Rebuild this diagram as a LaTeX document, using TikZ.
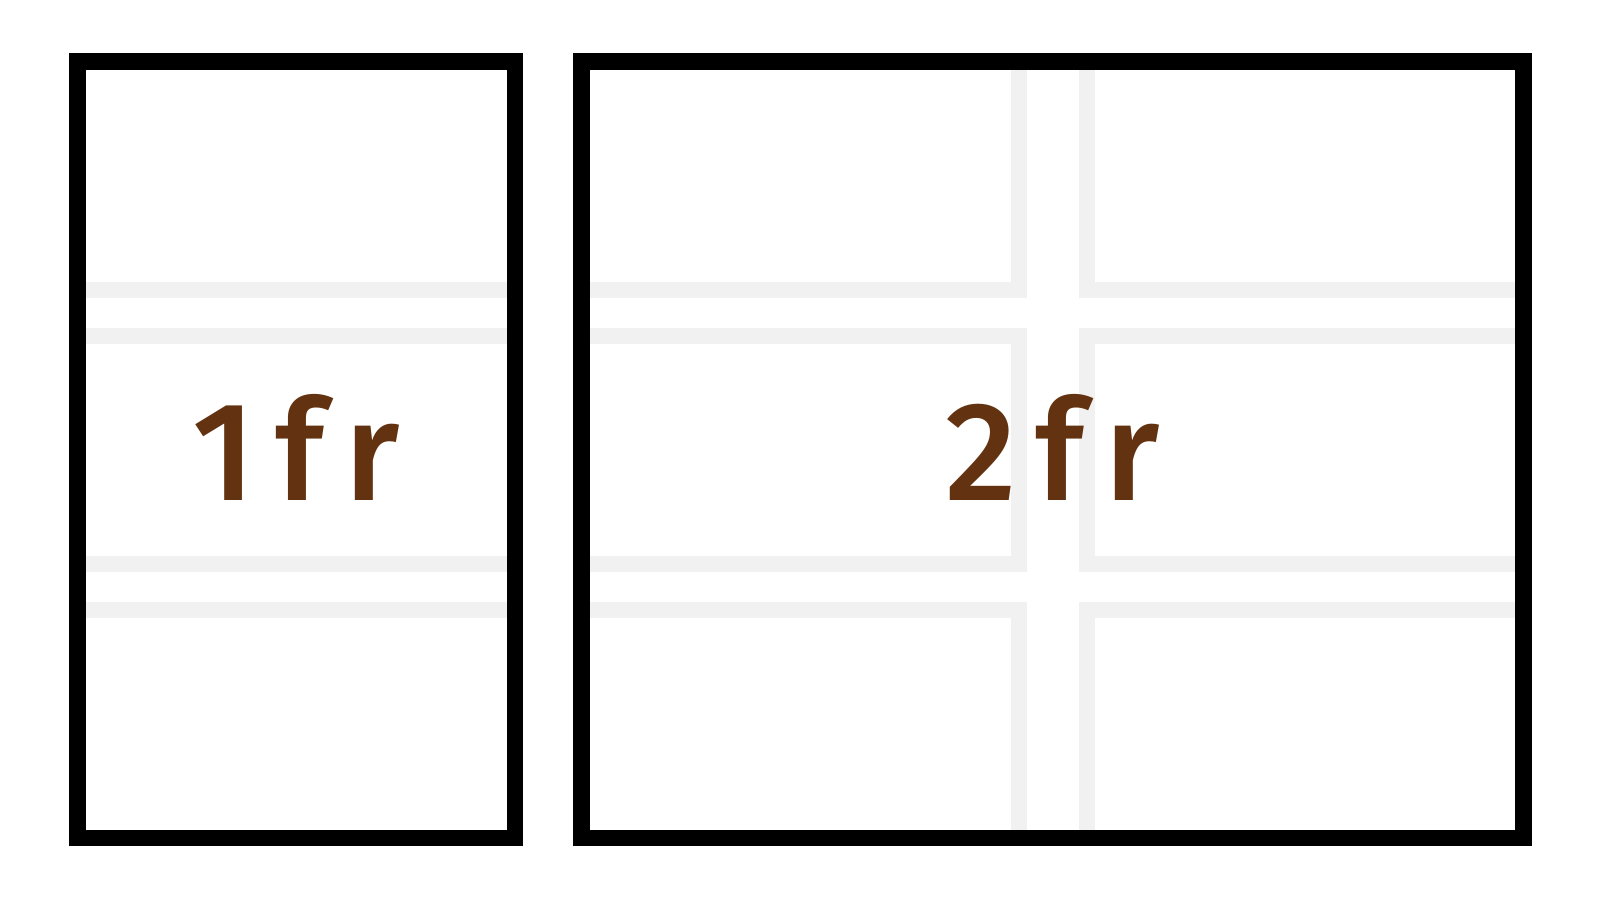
\documentclass[tikz,border=0pt]{standalone}
\usepackage{fontspec}
\newfontfamily\labfont[UprightFont=* Medium, LetterSpace=14]{Fira Sans}
\definecolor{gridgray}{RGB}{241,241,241}
\definecolor{frbrown}{RGB}{99,51,17}
\tikzset{
  cellbox/.style={draw=gridgray, line width=0.16cm},
  trackbox/.style={draw=black, line width=0.165cm},
  frlabel/.style={text=frbrown, font=\labfont\fontsize{40}{42}\selectfont, anchor=base, inner sep=0pt}
}
\begin{document}
\begin{tikzpicture}
\useasboundingbox (0,0) rectangle (16,9);
% grid cells, left track
\draw[cellbox] (0.773,8.383) rectangle (5.15,6.105);
\draw[cellbox] (0.773,5.645) rectangle (5.15,3.362);
\draw[cellbox] (0.773,2.903) rectangle (5.15,0.62);
% grid cells, right track
\draw[cellbox] (5.817,8.383) rectangle (10.187,6.105);
\draw[cellbox] (10.868,8.383) rectangle (15.233,6.105);
\draw[cellbox] (5.817,5.645) rectangle (10.187,3.362);
\draw[cellbox] (10.868,5.645) rectangle (15.233,3.362);
\draw[cellbox] (5.817,2.903) rectangle (10.187,0.62);
\draw[cellbox] (10.868,2.903) rectangle (15.233,0.62);
% tracks
\draw[trackbox] (0.773,8.383) rectangle (5.15,0.62);
\draw[trackbox] (5.817,8.383) rectangle (15.233,0.62);
% labels
\node[frlabel] (one) at (2.962,4.0) {1fr};
\node[frlabel] (two) at (10.525,4.0) {2fr};
\end{tikzpicture}
\end{document}
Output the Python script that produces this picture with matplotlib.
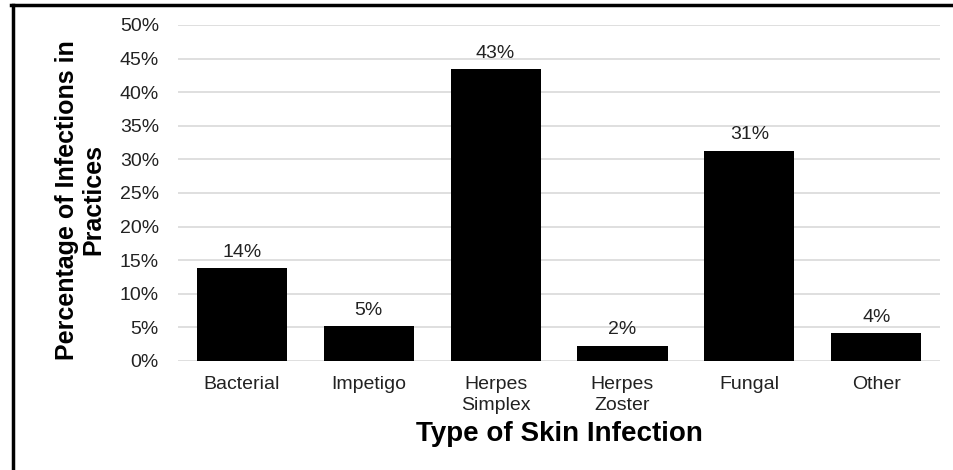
import matplotlib.pyplot as plt
from matplotlib.lines import Line2D
from matplotlib.ticker import PercentFormatter

categories = ["Bacterial", "Impetigo", "Herpes\nSimplex", "Herpes\nZoster", "Fungal", "Other"]
values = [13.8, 5.2, 43.4, 2.3, 31.3, 4.1]
labels = ["14%", "5%", "43%", "2%", "31%", "4%"]
yticks = [0, 5, 10, 15, 20, 25, 30, 35, 40, 45, 50]

plt.rcParams["font.family"] = ["Liberation Sans", "DejaVu Sans"]

fig = plt.figure(figsize=(9.54, 4.70), dpi=100)
ax = fig.add_axes([0.187, 0.232, 0.798, 0.715])

x = range(len(categories))
bars = ax.bar(x, values, width=0.71, color="black", zorder=3)
for bar, lab in zip(bars, labels):
    ax.text(bar.get_x() + bar.get_width() / 2, bar.get_height() + 1.1, lab,
            ha="center", va="bottom", fontsize=14, color="#222222")

ax.set_xlim(-0.5, len(categories) - 0.5)
ax.set_ylim(0, 50)
ax.set_yticks(yticks)
ax.yaxis.set_major_formatter(PercentFormatter(decimals=0))
ax.set_xticks(list(x))
ax.set_xticklabels(categories, fontsize=14, color="#222222", linespacing=1.3)
ax.tick_params(axis="y", labelsize=14, labelcolor="#222222", length=0, pad=14)
ax.tick_params(axis="x", length=0, pad=11)
ax.grid(axis="y", color="#d9d9d9", linewidth=1.2, zorder=0)
for s in ax.spines.values():
    s.set_visible(False)

ax.set_xlabel("Type of Skin Infection", fontsize=20, fontweight="bold", labelpad=5)
fig.text(0.084, 0.575, "Percentage of Infections in\nPractices", rotation=90,
         fontsize=18, fontweight="bold", ha="center", va="center",
         multialignment="center", linespacing=1.1)

# frame lines on the left and top
fig.add_artist(Line2D([0.0135, 0.0135], [0.0, 0.989], transform=fig.transFigure,
                      color="black", linewidth=2.5))
fig.add_artist(Line2D([0.012, 1.0], [0.989, 0.989], transform=fig.transFigure,
                      color="black", linewidth=2.5))

fig.savefig("out.png", dpi=100)
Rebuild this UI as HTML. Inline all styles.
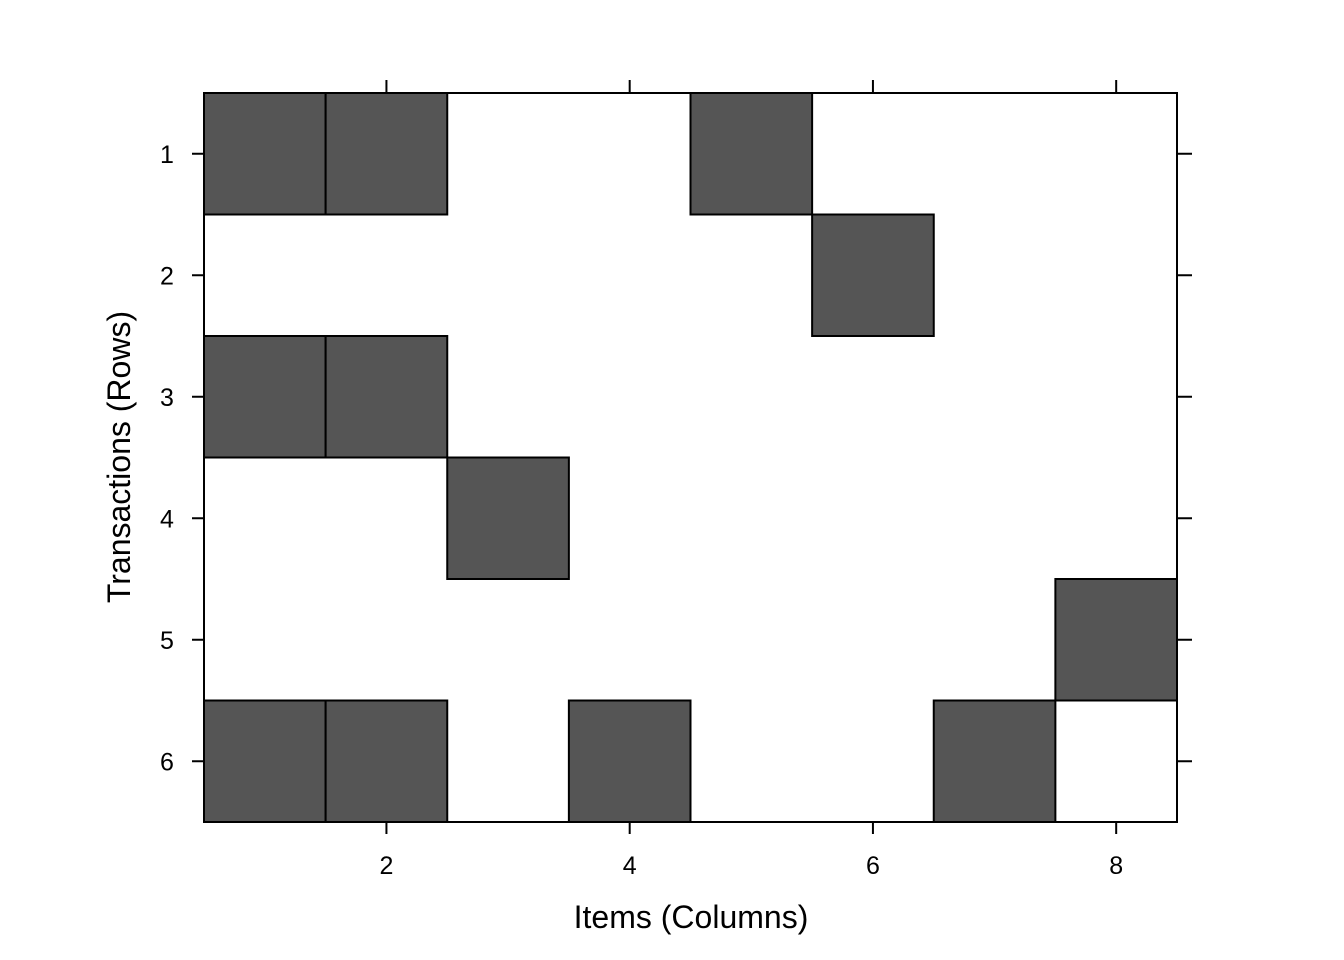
<!DOCTYPE html>
<html><head><meta charset="utf-8"><style>
body{margin:0;background:#fff;}
svg{display:block;font-family:"Liberation Sans",Arial,sans-serif;}
</style></head><body>
<svg id="chart" width="1344" height="960">
<rect x="0" y="0" width="1344" height="960" fill="#fff"/>
<g id="cells"></g>
<rect x="204" y="93" width="973" height="729" fill="none" stroke="#000" stroke-width="2"/>
<g id="axes"></g>
<text x="691" y="928" text-anchor="middle" font-size="32">Items (Columns)</text>
<text transform="translate(130,457) rotate(-90)" text-anchor="middle" font-size="32">Transactions (Rows)</text>
</svg>
<script>
const nCols = 8;
const nRows = 6;
const cellRows = [1,1,1,2,3,3,4,5,6,6,6,6];
const cellCols = [1,2,5,6,1,2,3,8,1,2,4,7];
const xTicks = [2,4,6,8];
const yTicks = [1,2,3,4,5,6];
const NS="http://www.w3.org/2000/svg";
const L=204,R=1177,T=93,B=822;
const cw=(R-L)/nCols, rh=(B-T)/nRows;
const xs=c=>L+(c-0.5)*cw;
const ys=r=>T+(r-0.5)*rh;
const cells=document.getElementById('cells');
for(let i=0;i<cellRows.length;i++){
  const r=document.createElementNS(NS,'rect');
  r.setAttribute('x',xs(cellCols[i])-cw/2);
  r.setAttribute('y',ys(cellRows[i])-rh/2);
  r.setAttribute('width',cw);r.setAttribute('height',rh);
  r.setAttribute('fill','#555555');r.setAttribute('stroke','#000');r.setAttribute('stroke-width','2');
  
  
  cells.appendChild(r);
}
const axes=document.getElementById('axes');
function line(x1,y1,x2,y2,name){
  const l=document.createElementNS(NS,'line');
  l.setAttribute('x1',x1);l.setAttribute('y1',y1);l.setAttribute('x2',x2);l.setAttribute('y2',y2);
  l.setAttribute('stroke','#000');l.setAttribute('stroke-width','2');
  
  
  axes.appendChild(l);
}
function text(x,y,s,name){
  const t=document.createElementNS(NS,'text');
  t.setAttribute('x',x);t.setAttribute('y',y);t.setAttribute('text-anchor','middle');t.setAttribute('font-size','25');
  t.textContent=s;
  
  
  axes.appendChild(t);
}
xTicks.forEach(v=>{
  line(xs(v),B,xs(v),B+12,'x-tick-bottom');
  line(xs(v),T,xs(v),T-13,'x-tick-top');
  text(xs(v),874,String(v),'x-tick-label');
});
yTicks.forEach(v=>{
  line(L,ys(v),L-12,ys(v),'y-tick-left');
  line(R,ys(v),R+15,ys(v),'y-tick-right');
  text(167,ys(v)+9,String(v),'y-tick-label');
});
</script>
</body></html>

————————

Problem description >>
Quote every line of the records above exactly; no picture is to be copied.

The solution >>
Rebuild this diagram as a LaTeX document, using TikZ.
\documentclass[tikz,border=0pt]{standalone}
\usepackage{fontspec}
\newfontfamily\labfont[UprightFont=* Medium, LetterSpace=14]{Fira Sans}
\definecolor{gridgray}{RGB}{241,241,241}
\definecolor{frbrown}{RGB}{99,51,17}
\tikzset{
  cellbox/.style={draw=gridgray, line width=0.16cm},
  trackbox/.style={draw=black, line width=0.165cm},
  frlabel/.style={text=frbrown, font=\labfont\fontsize{40}{42}\selectfont, anchor=base, inner sep=0pt}
}
\begin{document}
\begin{tikzpicture}
\useasboundingbox (0,0) rectangle (16,9);
% grid cells, left track
\draw[cellbox] (0.773,8.383) rectangle (5.15,6.105);
\draw[cellbox] (0.773,5.645) rectangle (5.15,3.362);
\draw[cellbox] (0.773,2.903) rectangle (5.15,0.62);
% grid cells, right track
\draw[cellbox] (5.817,8.383) rectangle (10.187,6.105);
\draw[cellbox] (10.868,8.383) rectangle (15.233,6.105);
\draw[cellbox] (5.817,5.645) rectangle (10.187,3.362);
\draw[cellbox] (10.868,5.645) rectangle (15.233,3.362);
\draw[cellbox] (5.817,2.903) rectangle (10.187,0.62);
\draw[cellbox] (10.868,2.903) rectangle (15.233,0.62);
% tracks
\draw[trackbox] (0.773,8.383) rectangle (5.15,0.62);
\draw[trackbox] (5.817,8.383) rectangle (15.233,0.62);
% labels
\node[frlabel] (one) at (2.962,4.0) {1fr};
\node[frlabel] (two) at (10.525,4.0) {2fr};
\end{tikzpicture}
\end{document}
Output the Python script that produces this picture with matplotlib.
import matplotlib.pyplot as plt
from matplotlib.lines import Line2D
from matplotlib.ticker import PercentFormatter

categories = ["Bacterial", "Impetigo", "Herpes\nSimplex", "Herpes\nZoster", "Fungal", "Other"]
values = [13.8, 5.2, 43.4, 2.3, 31.3, 4.1]
labels = ["14%", "5%", "43%", "2%", "31%", "4%"]
yticks = [0, 5, 10, 15, 20, 25, 30, 35, 40, 45, 50]

plt.rcParams["font.family"] = ["Liberation Sans", "DejaVu Sans"]

fig = plt.figure(figsize=(9.54, 4.70), dpi=100)
ax = fig.add_axes([0.187, 0.232, 0.798, 0.715])

x = range(len(categories))
bars = ax.bar(x, values, width=0.71, color="black", zorder=3)
for bar, lab in zip(bars, labels):
    ax.text(bar.get_x() + bar.get_width() / 2, bar.get_height() + 1.1, lab,
            ha="center", va="bottom", fontsize=14, color="#222222")

ax.set_xlim(-0.5, len(categories) - 0.5)
ax.set_ylim(0, 50)
ax.set_yticks(yticks)
ax.yaxis.set_major_formatter(PercentFormatter(decimals=0))
ax.set_xticks(list(x))
ax.set_xticklabels(categories, fontsize=14, color="#222222", linespacing=1.3)
ax.tick_params(axis="y", labelsize=14, labelcolor="#222222", length=0, pad=14)
ax.tick_params(axis="x", length=0, pad=11)
ax.grid(axis="y", color="#d9d9d9", linewidth=1.2, zorder=0)
for s in ax.spines.values():
    s.set_visible(False)

ax.set_xlabel("Type of Skin Infection", fontsize=20, fontweight="bold", labelpad=5)
fig.text(0.084, 0.575, "Percentage of Infections in\nPractices", rotation=90,
         fontsize=18, fontweight="bold", ha="center", va="center",
         multialignment="center", linespacing=1.1)

# frame lines on the left and top
fig.add_artist(Line2D([0.0135, 0.0135], [0.0, 0.989], transform=fig.transFigure,
                      color="black", linewidth=2.5))
fig.add_artist(Line2D([0.012, 1.0], [0.989, 0.989], transform=fig.transFigure,
                      color="black", linewidth=2.5))

fig.savefig("out.png", dpi=100)
Rebuild this UI as HTML. Inline all styles.
<!DOCTYPE html>
<html><head><meta charset="utf-8"><style>
body{margin:0;background:#fff;}
svg{display:block;font-family:"Liberation Sans",Arial,sans-serif;}
</style></head><body>
<svg id="chart" width="1344" height="960">
<rect x="0" y="0" width="1344" height="960" fill="#fff"/>
<g id="cells"></g>
<rect x="204" y="93" width="973" height="729" fill="none" stroke="#000" stroke-width="2"/>
<g id="axes"></g>
<text x="691" y="928" text-anchor="middle" font-size="32">Items (Columns)</text>
<text transform="translate(130,457) rotate(-90)" text-anchor="middle" font-size="32">Transactions (Rows)</text>
</svg>
<script>
const nCols = 8;
const nRows = 6;
const cellRows = [1,1,1,2,3,3,4,5,6,6,6,6];
const cellCols = [1,2,5,6,1,2,3,8,1,2,4,7];
const xTicks = [2,4,6,8];
const yTicks = [1,2,3,4,5,6];
const NS="http://www.w3.org/2000/svg";
const L=204,R=1177,T=93,B=822;
const cw=(R-L)/nCols, rh=(B-T)/nRows;
const xs=c=>L+(c-0.5)*cw;
const ys=r=>T+(r-0.5)*rh;
const cells=document.getElementById('cells');
for(let i=0;i<cellRows.length;i++){
  const r=document.createElementNS(NS,'rect');
  r.setAttribute('x',xs(cellCols[i])-cw/2);
  r.setAttribute('y',ys(cellRows[i])-rh/2);
  r.setAttribute('width',cw);r.setAttribute('height',rh);
  r.setAttribute('fill','#555555');r.setAttribute('stroke','#000');r.setAttribute('stroke-width','2');
  
  
  cells.appendChild(r);
}
const axes=document.getElementById('axes');
function line(x1,y1,x2,y2,name){
  const l=document.createElementNS(NS,'line');
  l.setAttribute('x1',x1);l.setAttribute('y1',y1);l.setAttribute('x2',x2);l.setAttribute('y2',y2);
  l.setAttribute('stroke','#000');l.setAttribute('stroke-width','2');
  
  
  axes.appendChild(l);
}
function text(x,y,s,name){
  const t=document.createElementNS(NS,'text');
  t.setAttribute('x',x);t.setAttribute('y',y);t.setAttribute('text-anchor','middle');t.setAttribute('font-size','25');
  t.textContent=s;
  
  
  axes.appendChild(t);
}
xTicks.forEach(v=>{
  line(xs(v),B,xs(v),B+12,'x-tick-bottom');
  line(xs(v),T,xs(v),T-13,'x-tick-top');
  text(xs(v),874,String(v),'x-tick-label');
});
yTicks.forEach(v=>{
  line(L,ys(v),L-12,ys(v),'y-tick-left');
  line(R,ys(v),R+15,ys(v),'y-tick-right');
  text(167,ys(v)+9,String(v),'y-tick-label');
});
</script>
</body></html>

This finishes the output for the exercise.